▸ **Collected material**

#####

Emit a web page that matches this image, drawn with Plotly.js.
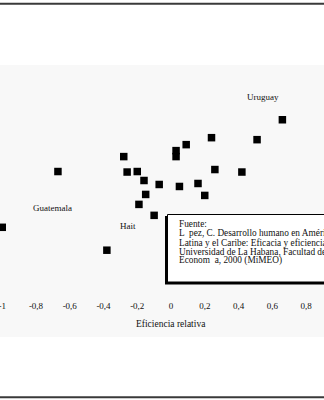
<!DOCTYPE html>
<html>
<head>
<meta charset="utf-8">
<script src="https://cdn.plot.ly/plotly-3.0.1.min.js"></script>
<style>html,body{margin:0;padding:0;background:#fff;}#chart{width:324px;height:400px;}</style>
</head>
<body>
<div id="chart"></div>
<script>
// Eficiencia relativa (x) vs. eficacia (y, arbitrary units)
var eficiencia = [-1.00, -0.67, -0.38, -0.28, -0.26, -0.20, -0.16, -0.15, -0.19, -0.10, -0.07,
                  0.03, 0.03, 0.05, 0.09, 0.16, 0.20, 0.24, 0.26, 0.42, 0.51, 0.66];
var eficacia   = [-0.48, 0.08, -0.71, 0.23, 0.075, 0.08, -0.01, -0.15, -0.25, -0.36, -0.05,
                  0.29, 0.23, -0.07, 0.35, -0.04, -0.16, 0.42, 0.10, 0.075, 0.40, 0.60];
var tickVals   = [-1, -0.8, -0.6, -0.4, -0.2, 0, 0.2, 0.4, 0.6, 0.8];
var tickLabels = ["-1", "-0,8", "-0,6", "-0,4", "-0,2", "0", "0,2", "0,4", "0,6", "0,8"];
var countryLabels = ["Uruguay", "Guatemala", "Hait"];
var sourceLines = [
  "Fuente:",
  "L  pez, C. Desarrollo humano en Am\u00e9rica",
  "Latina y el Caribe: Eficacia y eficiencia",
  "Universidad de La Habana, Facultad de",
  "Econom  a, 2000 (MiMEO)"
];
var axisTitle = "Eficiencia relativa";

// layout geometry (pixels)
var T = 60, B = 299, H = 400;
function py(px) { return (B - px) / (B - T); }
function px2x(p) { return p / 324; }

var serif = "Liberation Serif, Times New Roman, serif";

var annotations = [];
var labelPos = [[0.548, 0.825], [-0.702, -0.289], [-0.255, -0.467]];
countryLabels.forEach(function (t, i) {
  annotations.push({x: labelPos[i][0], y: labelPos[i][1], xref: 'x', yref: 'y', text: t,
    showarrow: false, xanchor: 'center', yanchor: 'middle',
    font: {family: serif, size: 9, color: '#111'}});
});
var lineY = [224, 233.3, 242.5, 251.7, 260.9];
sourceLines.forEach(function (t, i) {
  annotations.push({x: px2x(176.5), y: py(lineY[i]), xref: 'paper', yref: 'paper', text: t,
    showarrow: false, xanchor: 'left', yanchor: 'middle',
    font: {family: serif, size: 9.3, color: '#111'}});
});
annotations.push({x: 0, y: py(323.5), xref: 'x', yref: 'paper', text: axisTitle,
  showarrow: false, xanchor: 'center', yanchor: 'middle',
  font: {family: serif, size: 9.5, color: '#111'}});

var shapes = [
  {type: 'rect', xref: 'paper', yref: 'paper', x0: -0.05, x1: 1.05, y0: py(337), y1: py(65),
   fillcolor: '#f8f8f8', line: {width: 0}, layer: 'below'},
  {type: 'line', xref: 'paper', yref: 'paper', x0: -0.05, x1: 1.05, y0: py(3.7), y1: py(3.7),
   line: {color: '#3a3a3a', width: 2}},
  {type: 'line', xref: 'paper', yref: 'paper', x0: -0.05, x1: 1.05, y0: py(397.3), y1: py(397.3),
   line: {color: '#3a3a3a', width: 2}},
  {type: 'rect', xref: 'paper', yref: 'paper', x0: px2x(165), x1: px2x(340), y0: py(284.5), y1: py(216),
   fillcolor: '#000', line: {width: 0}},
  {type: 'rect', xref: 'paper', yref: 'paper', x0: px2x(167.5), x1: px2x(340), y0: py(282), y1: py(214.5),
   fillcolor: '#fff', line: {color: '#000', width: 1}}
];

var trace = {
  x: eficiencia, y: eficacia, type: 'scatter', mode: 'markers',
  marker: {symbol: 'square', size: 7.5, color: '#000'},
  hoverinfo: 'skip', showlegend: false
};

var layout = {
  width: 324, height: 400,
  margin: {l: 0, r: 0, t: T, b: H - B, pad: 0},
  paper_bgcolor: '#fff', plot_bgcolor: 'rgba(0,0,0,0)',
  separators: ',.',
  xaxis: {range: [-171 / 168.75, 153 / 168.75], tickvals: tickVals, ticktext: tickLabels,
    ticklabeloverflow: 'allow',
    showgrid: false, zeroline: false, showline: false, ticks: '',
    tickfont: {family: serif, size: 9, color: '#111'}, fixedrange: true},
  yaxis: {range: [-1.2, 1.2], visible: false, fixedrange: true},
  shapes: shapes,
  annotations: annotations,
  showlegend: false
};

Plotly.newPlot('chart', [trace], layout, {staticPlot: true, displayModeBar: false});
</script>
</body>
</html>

#####

▸ **Exercise**
Repeat the data exactly, dropping every picture it holds.

▸ **Output of the task**
Emit a web page that matches this image, drawn with Plotly.js.
<!DOCTYPE html>
<html>
<head>
<meta charset="utf-8">
<script src="https://cdn.plot.ly/plotly-3.0.1.min.js"></script>
<style>html,body{margin:0;padding:0;background:#fff;}#chart{width:324px;height:400px;}</style>
</head>
<body>
<div id="chart"></div>
<script>
// Eficiencia relativa (x) vs. eficacia (y, arbitrary units)
var eficiencia = [-1.00, -0.67, -0.38, -0.28, -0.26, -0.20, -0.16, -0.15, -0.19, -0.10, -0.07,
                  0.03, 0.03, 0.05, 0.09, 0.16, 0.20, 0.24, 0.26, 0.42, 0.51, 0.66];
var eficacia   = [-0.48, 0.08, -0.71, 0.23, 0.075, 0.08, -0.01, -0.15, -0.25, -0.36, -0.05,
                  0.29, 0.23, -0.07, 0.35, -0.04, -0.16, 0.42, 0.10, 0.075, 0.40, 0.60];
var tickVals   = [-1, -0.8, -0.6, -0.4, -0.2, 0, 0.2, 0.4, 0.6, 0.8];
var tickLabels = ["-1", "-0,8", "-0,6", "-0,4", "-0,2", "0", "0,2", "0,4", "0,6", "0,8"];
var countryLabels = ["Uruguay", "Guatemala", "Hait"];
var sourceLines = [
  "Fuente:",
  "L  pez, C. Desarrollo humano en Am\u00e9rica",
  "Latina y el Caribe: Eficacia y eficiencia",
  "Universidad de La Habana, Facultad de",
  "Econom  a, 2000 (MiMEO)"
];
var axisTitle = "Eficiencia relativa";

// layout geometry (pixels)
var T = 60, B = 299, H = 400;
function py(px) { return (B - px) / (B - T); }
function px2x(p) { return p / 324; }

var serif = "Liberation Serif, Times New Roman, serif";

var annotations = [];
var labelPos = [[0.548, 0.825], [-0.702, -0.289], [-0.255, -0.467]];
countryLabels.forEach(function (t, i) {
  annotations.push({x: labelPos[i][0], y: labelPos[i][1], xref: 'x', yref: 'y', text: t,
    showarrow: false, xanchor: 'center', yanchor: 'middle',
    font: {family: serif, size: 9, color: '#111'}});
});
var lineY = [224, 233.3, 242.5, 251.7, 260.9];
sourceLines.forEach(function (t, i) {
  annotations.push({x: px2x(176.5), y: py(lineY[i]), xref: 'paper', yref: 'paper', text: t,
    showarrow: false, xanchor: 'left', yanchor: 'middle',
    font: {family: serif, size: 9.3, color: '#111'}});
});
annotations.push({x: 0, y: py(323.5), xref: 'x', yref: 'paper', text: axisTitle,
  showarrow: false, xanchor: 'center', yanchor: 'middle',
  font: {family: serif, size: 9.5, color: '#111'}});

var shapes = [
  {type: 'rect', xref: 'paper', yref: 'paper', x0: -0.05, x1: 1.05, y0: py(337), y1: py(65),
   fillcolor: '#f8f8f8', line: {width: 0}, layer: 'below'},
  {type: 'line', xref: 'paper', yref: 'paper', x0: -0.05, x1: 1.05, y0: py(3.7), y1: py(3.7),
   line: {color: '#3a3a3a', width: 2}},
  {type: 'line', xref: 'paper', yref: 'paper', x0: -0.05, x1: 1.05, y0: py(397.3), y1: py(397.3),
   line: {color: '#3a3a3a', width: 2}},
  {type: 'rect', xref: 'paper', yref: 'paper', x0: px2x(165), x1: px2x(340), y0: py(284.5), y1: py(216),
   fillcolor: '#000', line: {width: 0}},
  {type: 'rect', xref: 'paper', yref: 'paper', x0: px2x(167.5), x1: px2x(340), y0: py(282), y1: py(214.5),
   fillcolor: '#fff', line: {color: '#000', width: 1}}
];

var trace = {
  x: eficiencia, y: eficacia, type: 'scatter', mode: 'markers',
  marker: {symbol: 'square', size: 7.5, color: '#000'},
  hoverinfo: 'skip', showlegend: false
};

var layout = {
  width: 324, height: 400,
  margin: {l: 0, r: 0, t: T, b: H - B, pad: 0},
  paper_bgcolor: '#fff', plot_bgcolor: 'rgba(0,0,0,0)',
  separators: ',.',
  xaxis: {range: [-171 / 168.75, 153 / 168.75], tickvals: tickVals, ticktext: tickLabels,
    ticklabeloverflow: 'allow',
    showgrid: false, zeroline: false, showline: false, ticks: '',
    tickfont: {family: serif, size: 9, color: '#111'}, fixedrange: true},
  yaxis: {range: [-1.2, 1.2], visible: false, fixedrange: true},
  shapes: shapes,
  annotations: annotations,
  showlegend: false
};

Plotly.newPlot('chart', [trace], layout, {staticPlot: true, displayModeBar: false});
</script>
</body>
</html>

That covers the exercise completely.